> THE TASK:
Each line of the material must be repeated precisely, with the pictures left out.

> PROVIDED DATA:
══════════════════════════════

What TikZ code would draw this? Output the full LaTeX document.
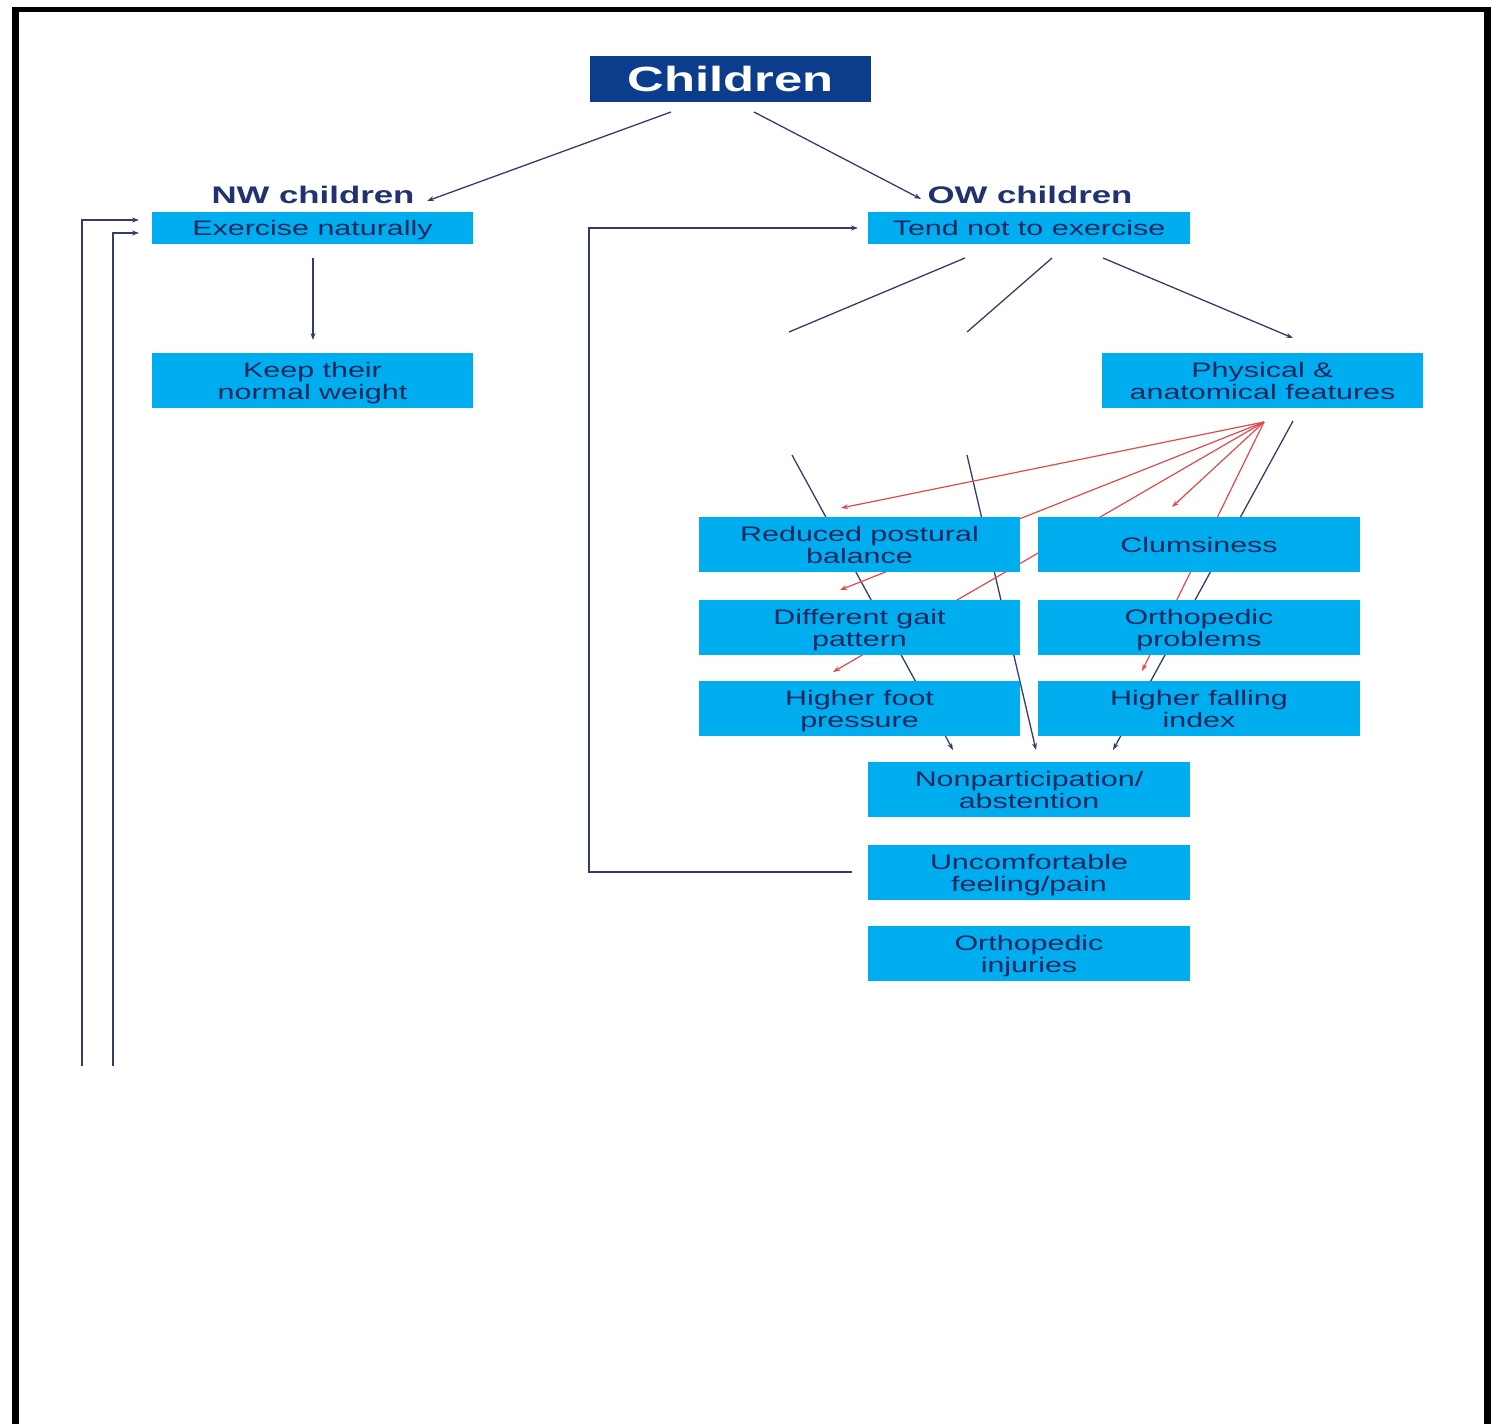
\documentclass[tikz,border=0pt]{standalone}
\usepackage{fontspec}
\usetikzlibrary{arrows.meta,backgrounds}
\newfontfamily\diagfont[FakeStretch=1.45]{Liberation Sans}
\definecolor{boxblue}{RGB}{0,174,239}
\definecolor{headblue}{RGB}{12,60,140}
\definecolor{boxtext}{RGB}{25,40,95}
\definecolor{labtext}{RGB}{32,50,112}
\definecolor{linecol}{RGB}{50,62,105}
\definecolor{redcol}{RGB}{228,72,72}
\begin{document}
\begin{tikzpicture}[x=1pt,y=-1pt,
  box/.style={rectangle, fill=boxblue, minimum width=321pt, minimum height=55pt,
    inner sep=0pt, align=center, text=boxtext, font=\diagfont\fontsize{21}{22}\selectfont,
    text height=37pt, text depth=0pt},
  oneline/.style={text height=15pt, text depth=0pt},
  thinbox/.style={box, oneline, minimum height=32pt},
  head/.style={rectangle, fill=headblue, minimum width=281pt, minimum height=46pt,
    inner sep=0pt, text=white, font=\diagfont\bfseries\fontsize{35}{36}\selectfont,
    text height=25pt, text depth=0pt},
  grouplabel/.style={inner sep=0pt, text=labtext, font=\diagfont\bfseries\fontsize{24}{25}\selectfont,
    text height=17pt, text depth=0pt},
  conn/.style={draw=linecol, line width=1.3pt},
  arr/.style={conn, -{Stealth[length=7pt,width=5pt]}},
  redarr/.style={draw=redcol, line width=1.2pt, -{Stealth[length=7pt,width=5pt]}},
  frame/.style={draw=black}]
\useasboundingbox (0,0) rectangle (1499,1424);

% outer frame, open at the bottom
\draw[frame, line width=5pt] (12,9.5) -- (1491,9.5);
\draw[frame, line width=7pt] (15.5,7) -- (15.5,1424);
\draw[frame, line width=7pt] (1487,7) -- (1487,1424);

% boxes
\node[head] (ch) at (730.5,79) {Children};
\node[grouplabel] (nw) at (313,194.5) {NW children};
\node[grouplabel] (ow) at (1030,194.5) {OW children};
\node[thinbox] (ex) at (312.5,228) {Exercise naturally};
\node[box] (kw) at (312.5,380.5) {Keep their\\normal weight};
\node[thinbox, minimum width=322pt] (tn) at (1029,228) {Tend not to exercise};
\node[box] (pa) at (1262.5,380.5) {Physical \&\\anatomical features};
\node[box] (rp) at (859.5,544.5) {Reduced postural\\balance};
\node[box, oneline, minimum width=322pt] (cl) at (1199,544.5) {Clumsiness};
\node[box] (gp) at (859.5,627.5) {Different gait\\pattern};
\node[box, minimum width=322pt] (op) at (1199,627.5) {Orthopedic\\problems};
\node[box] (fp) at (859.5,708.5) {Higher foot\\pressure};
\node[box, minimum width=322pt] (fi) at (1199,708.5) {Higher falling\\index};
\node[box, minimum width=322pt] (np) at (1029,789.5) {Nonparticipation/\\abstention};
\node[box, minimum width=322pt] (uc) at (1029,872.5) {Uncomfortable\\feeling/pain};
\node[box, minimum width=322pt] (oi) at (1029,953.5) {Orthopedic\\injuries};

% connector end points
\coordinate (ch l) at (671,112);   \coordinate (nw in) at (427,201);
\coordinate (ch r) at (754,112);   \coordinate (ow in) at (921,199);
\coordinate (ex out) at (313,258); \coordinate (kw in) at (313,340);
\coordinate (fb1) at (82,1066);    \coordinate (ex in1) at (139,220);
\coordinate (fb2) at (113,1066);   \coordinate (ex in2) at (139,233);
\coordinate (uc out) at (852,872); \coordinate (loop x) at (589,872);
\coordinate (tn in) at (858,228);
\coordinate (tn o1) at (965,258);  \coordinate (cut1) at (789,332);
\coordinate (tn o2) at (1052,258); \coordinate (cut2) at (967,332);
\coordinate (tn o3) at (1103,258); \coordinate (pa in) at (1293,338);
\coordinate (re1) at (792,455);    \coordinate (np in1) at (953,750);
\coordinate (re2) at (967,455);    \coordinate (np in2) at (1036,750);
\coordinate (pa out) at (1293,421); \coordinate (np in3) at (1113,750);
\coordinate (apex) at (1264,422);
\coordinate (rp in) at (841,508);
\coordinate (gp in) at (840,590);
\coordinate (fp in) at (833,672);
\coordinate (cl in) at (1172,507);
\coordinate (fi in) at (1142,671);

\begin{scope}[on background layer]
  \draw[arr] (ch l) -- (nw in);
  \draw[arr] (ch r) -- (ow in);
  \draw[arr] (ex out) -- (kw in);
  \draw[arr] (fb1) |- (ex in1);
  \draw[arr] (fb2) |- (ex in2);
  \draw[arr] (uc out) -- (loop x) |- (tn in);
  \draw[conn] (tn o1) -- (cut1);
  \draw[conn] (tn o2) -- (cut2);
  \draw[arr] (tn o3) -- (pa in);
  \draw[arr] (re1) -- (np in1);
  \draw[arr] (re2) -- (np in2);
  \draw[arr] (pa out) -- (np in3);
  \draw[redarr] (apex) -- (rp in);
  \draw[redarr] (apex) -- (gp in);
  \draw[redarr] (apex) -- (fp in);
  \draw[redarr] (apex) -- (cl in);
  \draw[redarr] (apex) -- (fi in);
\end{scope}
\end{tikzpicture}
\end{document}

══════════════════════════════

> SOLUTION:
What TikZ code would draw this? Output the full LaTeX document.
\documentclass[tikz,border=0pt]{standalone}
\usepackage{fontspec}
\usetikzlibrary{arrows.meta,backgrounds}
\newfontfamily\diagfont[FakeStretch=1.45]{Liberation Sans}
\definecolor{boxblue}{RGB}{0,174,239}
\definecolor{headblue}{RGB}{12,60,140}
\definecolor{boxtext}{RGB}{25,40,95}
\definecolor{labtext}{RGB}{32,50,112}
\definecolor{linecol}{RGB}{50,62,105}
\definecolor{redcol}{RGB}{228,72,72}
\begin{document}
\begin{tikzpicture}[x=1pt,y=-1pt,
  box/.style={rectangle, fill=boxblue, minimum width=321pt, minimum height=55pt,
    inner sep=0pt, align=center, text=boxtext, font=\diagfont\fontsize{21}{22}\selectfont,
    text height=37pt, text depth=0pt},
  oneline/.style={text height=15pt, text depth=0pt},
  thinbox/.style={box, oneline, minimum height=32pt},
  head/.style={rectangle, fill=headblue, minimum width=281pt, minimum height=46pt,
    inner sep=0pt, text=white, font=\diagfont\bfseries\fontsize{35}{36}\selectfont,
    text height=25pt, text depth=0pt},
  grouplabel/.style={inner sep=0pt, text=labtext, font=\diagfont\bfseries\fontsize{24}{25}\selectfont,
    text height=17pt, text depth=0pt},
  conn/.style={draw=linecol, line width=1.3pt},
  arr/.style={conn, -{Stealth[length=7pt,width=5pt]}},
  redarr/.style={draw=redcol, line width=1.2pt, -{Stealth[length=7pt,width=5pt]}},
  frame/.style={draw=black}]
\useasboundingbox (0,0) rectangle (1499,1424);

% outer frame, open at the bottom
\draw[frame, line width=5pt] (12,9.5) -- (1491,9.5);
\draw[frame, line width=7pt] (15.5,7) -- (15.5,1424);
\draw[frame, line width=7pt] (1487,7) -- (1487,1424);

% boxes
\node[head] (ch) at (730.5,79) {Children};
\node[grouplabel] (nw) at (313,194.5) {NW children};
\node[grouplabel] (ow) at (1030,194.5) {OW children};
\node[thinbox] (ex) at (312.5,228) {Exercise naturally};
\node[box] (kw) at (312.5,380.5) {Keep their\\normal weight};
\node[thinbox, minimum width=322pt] (tn) at (1029,228) {Tend not to exercise};
\node[box] (pa) at (1262.5,380.5) {Physical \&\\anatomical features};
\node[box] (rp) at (859.5,544.5) {Reduced postural\\balance};
\node[box, oneline, minimum width=322pt] (cl) at (1199,544.5) {Clumsiness};
\node[box] (gp) at (859.5,627.5) {Different gait\\pattern};
\node[box, minimum width=322pt] (op) at (1199,627.5) {Orthopedic\\problems};
\node[box] (fp) at (859.5,708.5) {Higher foot\\pressure};
\node[box, minimum width=322pt] (fi) at (1199,708.5) {Higher falling\\index};
\node[box, minimum width=322pt] (np) at (1029,789.5) {Nonparticipation/\\abstention};
\node[box, minimum width=322pt] (uc) at (1029,872.5) {Uncomfortable\\feeling/pain};
\node[box, minimum width=322pt] (oi) at (1029,953.5) {Orthopedic\\injuries};

% connector end points
\coordinate (ch l) at (671,112);   \coordinate (nw in) at (427,201);
\coordinate (ch r) at (754,112);   \coordinate (ow in) at (921,199);
\coordinate (ex out) at (313,258); \coordinate (kw in) at (313,340);
\coordinate (fb1) at (82,1066);    \coordinate (ex in1) at (139,220);
\coordinate (fb2) at (113,1066);   \coordinate (ex in2) at (139,233);
\coordinate (uc out) at (852,872); \coordinate (loop x) at (589,872);
\coordinate (tn in) at (858,228);
\coordinate (tn o1) at (965,258);  \coordinate (cut1) at (789,332);
\coordinate (tn o2) at (1052,258); \coordinate (cut2) at (967,332);
\coordinate (tn o3) at (1103,258); \coordinate (pa in) at (1293,338);
\coordinate (re1) at (792,455);    \coordinate (np in1) at (953,750);
\coordinate (re2) at (967,455);    \coordinate (np in2) at (1036,750);
\coordinate (pa out) at (1293,421); \coordinate (np in3) at (1113,750);
\coordinate (apex) at (1264,422);
\coordinate (rp in) at (841,508);
\coordinate (gp in) at (840,590);
\coordinate (fp in) at (833,672);
\coordinate (cl in) at (1172,507);
\coordinate (fi in) at (1142,671);

\begin{scope}[on background layer]
  \draw[arr] (ch l) -- (nw in);
  \draw[arr] (ch r) -- (ow in);
  \draw[arr] (ex out) -- (kw in);
  \draw[arr] (fb1) |- (ex in1);
  \draw[arr] (fb2) |- (ex in2);
  \draw[arr] (uc out) -- (loop x) |- (tn in);
  \draw[conn] (tn o1) -- (cut1);
  \draw[conn] (tn o2) -- (cut2);
  \draw[arr] (tn o3) -- (pa in);
  \draw[arr] (re1) -- (np in1);
  \draw[arr] (re2) -- (np in2);
  \draw[arr] (pa out) -- (np in3);
  \draw[redarr] (apex) -- (rp in);
  \draw[redarr] (apex) -- (gp in);
  \draw[redarr] (apex) -- (fp in);
  \draw[redarr] (apex) -- (cl in);
  \draw[redarr] (apex) -- (fi in);
\end{scope}
\end{tikzpicture}
\end{document}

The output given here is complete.